What scenario is the loss = + \infty ?
If the y label is 1 and the \hat{y} prediction value is exactly 0. Or when the y label is 0 and the \hat{y} prediction value is exactly 1. Because as you can see from the two formulas, in either of those cases you get -log(0) as the loss and log(0) = -\infty. Of course notice that from a mathematical standpoint, the output of sigmoid is never exactly 0 or 1, it only approaches them asymptotically. So you could say that the loss is never really infinite in mathematical terms, but we are doing everything in floating point here so the values can actually “saturate” and round to 0 or 1. If that actually happens, you end up with NaN (Not a Number) as the cost value because of the rules for propagating infinite values in IEEE 754 floating point.
Sorry, I may be using different notation than they use in MLS. In DLS, the output of a model for a particular sample is called \hat{y}. So to put both the MLS and DLS notation together we have:
\hat{y}^{(i)} = f_{w,b}(x^{(i)})
The more mathematically correct way to say this is:
0 < loss < \infty
so the loss is never infinite in mathematical terms, but it can be arbitrarily large. You can always make the prediction worse (farther from the correct answer), although that is never the goal of course.
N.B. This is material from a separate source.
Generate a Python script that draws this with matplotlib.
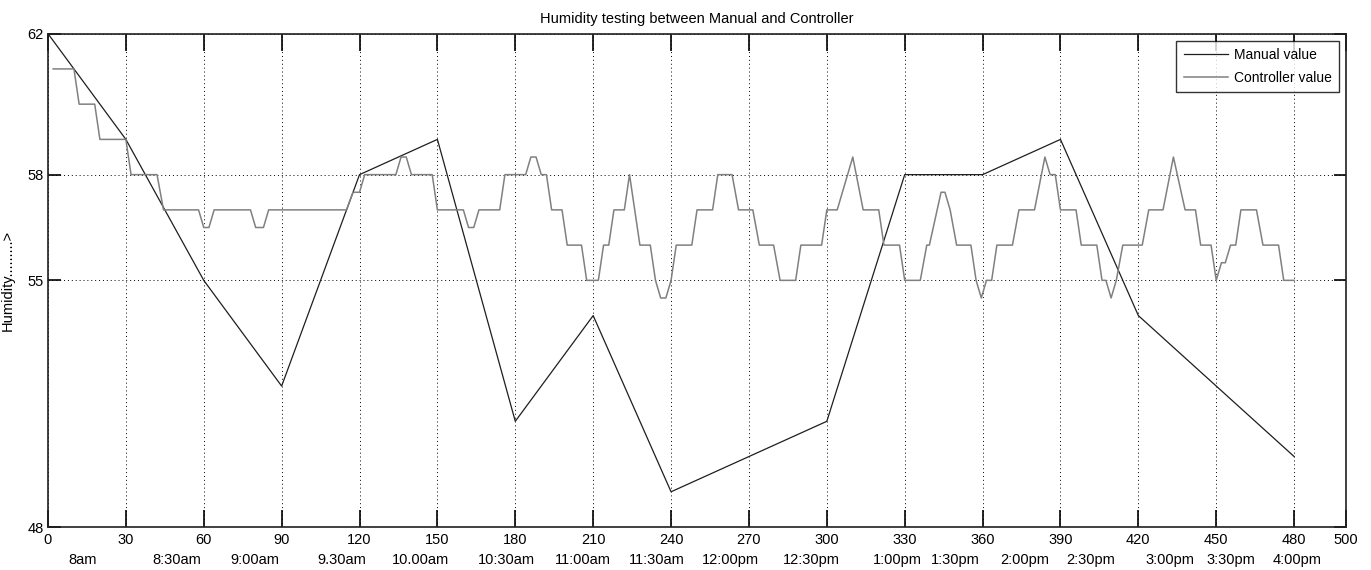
import matplotlib
matplotlib.use("Agg")
import matplotlib.pyplot as plt

plt.rcParams['font.family'] = ['Liberation Sans Narrow', 'Liberation Sans', 'DejaVu Sans']

# manual readings, every 30 minutes
manual_t = [0, 30, 60, 90, 120, 150, 180, 210, 240, 270, 300, 330, 360, 390, 420, 450, 480]
manual_h = [62, 59, 55, 52, 58, 59, 51, 54, 49, 50, 51, 58, 58, 59, 54, 52, 50]

# controller log (minutes, humidity)
ctrl_t = [2, 10, 12, 18, 20, 30, 32, 42, 44.5, 58, 60, 62, 64, 78, 80, 83, 85,
          115, 117.5, 120, 122, 134, 136, 138, 140, 148, 150, 160, 162, 164, 166,
          174, 176, 184, 186, 188, 190, 192, 194, 198, 200, 205.5, 207.5, 212, 214,
          216, 218, 222, 224, 228, 232, 234, 236, 238, 240, 242, 248, 250, 256, 258,
          263.5, 266, 271.5, 274, 279.5, 282, 288, 290, 298, 300, 304, 310, 314,
          320, 322, 328, 330, 336, 338.5, 339.5, 342.5, 344, 345.5, 347.5, 350,
          355.5, 357.5, 359.5, 361.5, 363.5, 365.5, 371.5, 374, 380, 384, 386, 388,
          390, 396, 398, 404, 406, 407.5, 409.5, 411.5, 414, 421.5, 424, 429.5,
          433.5, 438, 442, 444, 448, 450, 452, 453.5, 455.5, 457.5, 459.5, 465.5,
          468, 474, 476, 480]
ctrl_h = [61, 61, 60, 60, 59, 59, 58, 58, 57, 57, 56.5, 56.5, 57, 57, 56.5, 56.5, 57,
          57, 57.5, 57.5, 58, 58, 58.5, 58.5, 58, 58, 57, 57, 56.5, 56.5, 57,
          57, 58, 58, 58.5, 58.5, 58, 58, 57, 57, 56, 56, 55, 55, 56,
          56, 57, 57, 58, 56, 56, 55, 54.5, 54.5, 55, 56, 56, 57, 57, 58,
          58, 57, 57, 56, 56, 55, 55, 56, 56, 57, 57, 58.5, 57,
          57, 56, 56, 55, 55, 56, 56, 57, 57.5, 57.5, 57, 56,
          56, 55, 54.5, 55, 55, 56, 56, 57, 57, 58.5, 58, 58,
          57, 57, 56, 56, 55, 55, 54.5, 55, 56, 56, 57, 57,
          58.5, 57, 57, 56, 56, 55, 55.5, 55.5, 56, 56, 57, 57,
          56, 56, 55, 55]

x_ticks = [0, 30, 60, 90, 120, 150, 180, 210, 240, 270, 300, 330, 360, 390, 420, 450, 480, 500]
y_ticks = [48, 55, 58, 62]

# clock-time labels under the minute ticks
time_pos = [13.4, 49.6, 79.7, 113, 143.3, 176.4, 206.2, 234.5, 262.7, 294.2, 327,
            349.4, 376.3, 401.6, 432, 455.7, 481.2]
time_labels = ['8am', '8:30am', '9:00am', '9.30am', '10.00am', '10:30am', '11:00am',
               '11:30am', '12:00pm', '12:30pm', '1:00pm', '1:30pm', '2:00pm',
               '2:30pm', '3:00pm', '3:30pm', '4:00pm']

fig = plt.figure(figsize=(13.71, 5.70), dpi=100)
ax = fig.add_axes([0.035, 0.0754, 0.9468, 0.8655])

ax.plot(manual_t, manual_h, color='#1e1e1e', linewidth=0.9, label='Manual value')
ax.plot(ctrl_t, ctrl_h, color='#808080', linewidth=1.1, label='Controller value')

ax.set_xlim(0, 500)
ax.set_ylim(48, 62)
ax.set_xticks(x_ticks)
ax.set_yticks(y_ticks)
ax.grid(True, color='black', linestyle=(0, (1, 3)), linewidth=0.7)
ax.tick_params(axis='x', direction='in', length=12, width=1.2, top=True, labelsize=10.5, pad=4)
ax.tick_params(axis='y', direction='in', length=9, width=1.2, right=True, labelsize=10.5, pad=3)
for s in ax.spines.values():
    s.set_linewidth(1.2)
    s.set_color('#202020')

for p, lab in zip(time_pos, time_labels):
    ax.text(p, -0.067, lab, transform=ax.get_xaxis_transform(), ha='center', va='center',
            fontsize=10.5)

ax.set_ylabel('Humidity.........>', fontsize=10.5)
ax.yaxis.set_label_coords(-0.0254, 0.5)
ax.set_title('Humidity testing between Manual and Controller', fontsize=10.5, pad=8)

leg = ax.legend(loc='upper right', fontsize=10, frameon=True, fancybox=False,
                edgecolor='black', borderpad=0.55, handlelength=3.2, handletextpad=0.4,
                labelspacing=0.6, borderaxespad=0.5)
leg.get_frame().set_linewidth(1.0)

fig.savefig('out.png', dpi=100)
Note that the loss can never be exactly zero either, but that is fine. The way we interpret the predictions is by comparing them to 0.5. If \hat{y} is > 0.5, then we consider that a “yes” answer and “no” otherwise. So the model can achieve 100% accuracy w.r.t. the labels on the samples without the loss actually being 0.
The point of the loss function is that it is the basis for “back propagation” which allows the model to be trained to produce correct answers. The derivatives of the loss tell the algorithm which direction to move the parameter values in order to improve the results and that’s where the learning happens.
Thank you.
What are MLS and DLS?
I notice on my calculator Log(0) gives a domain error. I guess that is another way of saying NaN ?
MLS is the Machine Learning Specialization, which it looks like you are taking. DLS is the Deep Learning Specialization, which is perhaps the next set of courses to take after MLS. MLS gives you a survey of lots of different types of ML algorithms. DLS focusses specifically on Deep Neural Networks and really goes into a lot of detail on how they work, what kind of problems they can solve and how to build such solutions.
My guess is what your calculator means by “domain error” is that they consider the “domain” of the function log
to be only positive numbers (strictly greater than zero). So 0 is not in the domain of that function as they define it. “domain” is the term mathematicians use for the set of all possible inputs to a given function. The “range” of the function is that set of all possible output values from the function.